War die Einführung des neuen Gesetzes gegen die Sklaverei ein Ergebnis gesellschaftlicher Auseinandersetzungen?

Der am 11. März dieses Jahres neu gewählte Präsident Sidi Ould Cheikh Abdallahi hatte im Wahlkampf versprochen, ein neues, wirksames Gesetz gegen die Sklaverei zu verabschieden. Die Sklaverei und das Problem der mauretanischen Flüchtlinge, die seit 1989 jenseits der Grenzen in Senegal und Mali leben, waren tatsächlich die Hauptthemen im diesjährigen Wahlkampf. Etwa 45 bis 55 Prozent der Bevölkerung sind Haratin. Genauere Zahlen gibt es nicht, da die Behörden sich bisher immer geweigert haben, eine Volkszählung durchzuführen. Aber da die Bevölkerung insgesamt nicht groß ist, Mauretanien hat weniger als drei Millionen Einwohner, und wegen der Kinderzahlen, die bei den Haratin wesentlich höher sind als bei der maurischen Oberschicht, gehen wir davon aus, dass die Haratin heute die Mehrheit bilden und entsprechend Druck auf die Regierung ausüben können.

Wird das neue Gesetz die Sklaverei in Mauretanien nun effektiv abschaffen?

Ich bin verhalten optimistisch.

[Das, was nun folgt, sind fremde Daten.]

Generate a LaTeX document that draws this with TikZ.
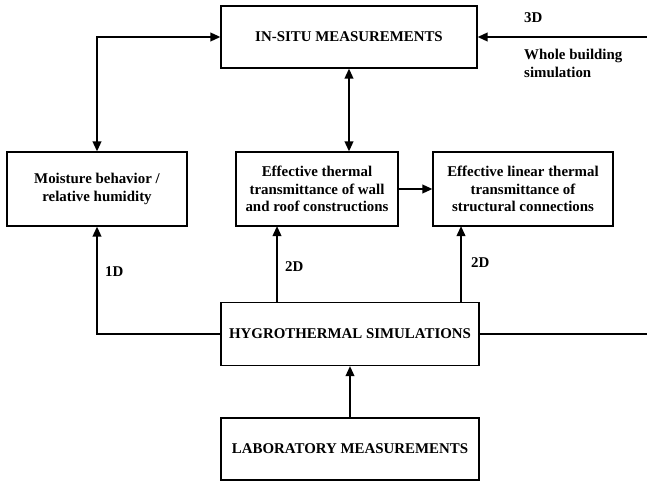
\documentclass[tikz,border=0pt]{standalone}
\usepackage{fontspec}
\setmainfont{Liberation Serif}
\usetikzlibrary{arrows.meta}
\begin{document}
\begin{tikzpicture}[x=1pt,y=-1pt,
  box/.style={draw,line width=1.1pt,inner sep=0pt,align=center,font=\bfseries\fontsize{14.9}{17.3}\selectfont},
  lbl/.style={inner sep=0pt,anchor=west,align=left,font=\bfseries\fontsize{14.9}{18}\selectfont},
  conn/.style={line width=2pt,-{Triangle[length=10pt,width=8.5pt]}},
  conn2/.style={line width=2pt,{Triangle[length=10pt,width=8.5pt]}-{Triangle[length=10pt,width=8.5pt]}},
  plain/.style={line width=2pt}]
\useasboundingbox (0,0) rectangle (647,481);
\node[box,minimum width=256pt,minimum height=62pt] (insitu) at (349,37) {IN-SITU MEASUREMENTS};
\node[box,minimum width=180pt,minimum height=74pt] (moist) at (97,189) {Moisture behavior /\\relative humidity};
\node[box,minimum width=162pt,minimum height=74pt] (therm) at (317,189) {Effective thermal\\transmittance of wall\\and roof constructions};
\node[box,minimum width=180pt,minimum height=74pt] (lin) at (523,189) {Effective linear thermal\\transmittance of\\structural connections};
\node[box,minimum width=258pt,minimum height=63pt] (hyg) at (350,334) {HYGROTHERMAL SIMULATIONS};
\node[box,minimum width=258pt,minimum height=62pt] (lab) at (350,449) {LABORATORY MEASUREMENTS};
\coordinate (rlow) at (648,334);
\coordinate (rtop) at (648,37);
\coordinate (t2a) at (277,226);
\coordinate (t2b) at (461,226);
% connectors
\draw[conn2] (moist.north) |- (insitu.west);
\draw[conn2] (insitu.south) -- (insitu.south |- therm.north);
\draw[conn] (therm.east) -- (lin.west);
\draw[conn] (hyg.west) -| (moist.south);
\draw[conn] (t2a |- hyg.north) -- (t2a);
\draw[conn] (t2b |- hyg.north) -- (t2b);
\draw[plain] (hyg.east) -- (rlow);
\draw[conn] (rtop) -- (insitu.east);
\draw[conn] (lab.north) -- (hyg.south);
% labels
\node[lbl] (l3d) at (524,18) {3D};
\node[lbl] (lwb) at (524,63) {Whole building\\simulation};
\node[lbl] (l1d) at (105,272) {1D};
\node[lbl] (l2a) at (285,267) {2D};
\node[lbl] (l2b) at (471,263) {2D};
\end{tikzpicture}
\end{document}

Grundsätzlich begrüßen wir das Gesetz, denn es gibt uns einen juristischen Rahmen, um zukünftig handeln und Prozesse führen zu können, wenn sich Opfer von Sklaverei an unsere Vereinigung oder auch an die Behörden wenden. Es wird wichtig sein, darauf zu achten, dass den Prozessen auch tatsächlich Verurteilungen folgen und dass keine behördliche Verschleppung stattfindet. Ferner bedeutet dieses Gesetz, dass der mauretanische Staat offiziell anerkannt hat, dass die Sklaverei in Mauretanien noch existiert und ein Problem darstellt.

Ich stelle aber keinen Blankoscheck aus und verfalle nicht blind in einen Freudentaumel. Die Arbeit fängt erst an. Jetzt geht es darum, die Öffentlichkeit zu sensibilisieren, um die tief in der Gesellschaft verankerten Vorstellungen über Abhängigkeitsverhältnisse zu verändern. Dabei spielen das Radio und das Fernsehen eine wichtige Rolle. Ferner müssen ökonomische Bedingungen geschaffen werden, die es einem früheren Sklaven erlauben, sich eine eigene soziale Existenz aufzubauen, wenn er seinen Herrn verlässt. Wichtig ist auch die Einführung einer allgemeinen Schulpflicht für alle Mauretanier, speziell für die Kinder der Haratin. Der juristische Rahmen für die Bekämpfung der Sklaverei ist nun vorhanden, jetzt muss er konkret ausgefüllt werden.